The author does not argue whether we have free will or not--she assumes that we do. She examines, among other things, the question of how much choice we actually have in this so-called free society, when so much is the subject of corporate manipulation.
"The consumer who is going through circles of consumption and de-cluttering and who constantly seems to be failing in the self-mastery that is promoted by the ideology of choice can often be plagued by doubt, and the abundance of options leads to regret, which is why denial may help him or her to avoid these feelings..."
Her chapters are titled:
1. Why Choice Makes Us Anxious
2. Choosing Through Others' Eyes
3. Love Choices
4. Children: To Have Or Have Not?
5. Forced Choice
It is a interesting book, 184 pages including index, four "further reading" pages of sources, and some valuable endnotes. My only complaint with it is that it is not comprehensive enough. Too much territory is covered too briefly.
For instance, she details the credit card excesses but does not go in to how the credit card companies engineered this intentionally, with impromptu rate changes and a shared monopolization of policies. Once in, the consumer had no choice to go elsewhere because there was nowhere better to turn.

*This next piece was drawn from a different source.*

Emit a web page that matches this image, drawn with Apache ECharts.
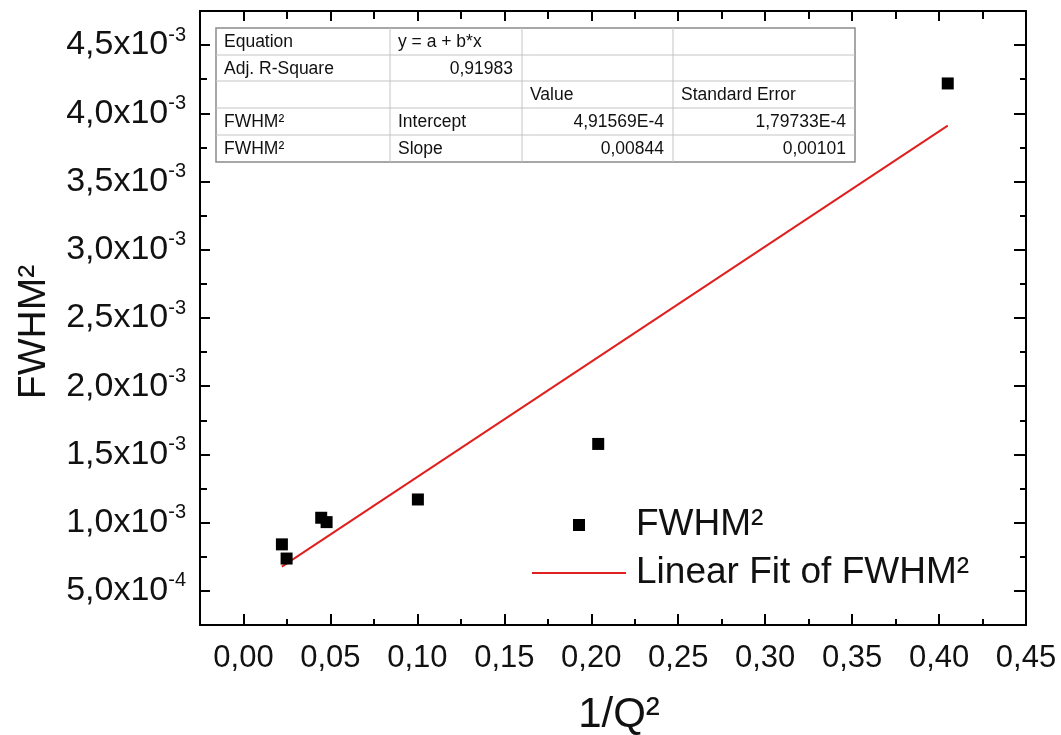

This same elimination of choices is everywhere in American life, in every industry. Corporate policies and prices are set industry wide through collusion and ad hoc monopolies. Lip service is always given to "the free market" by politicians, but where is the free market in this?
The choice we have is a personal choice. Glass half empty or glass half full; as Lincoln said, most people are about as happy as they make up their minds to be. We can only make a seperate peace with the world and shed our addictions to stuff, to empty material things, as best as we can. We can choose instead to value true love, the one intangible that makes life worthwhile.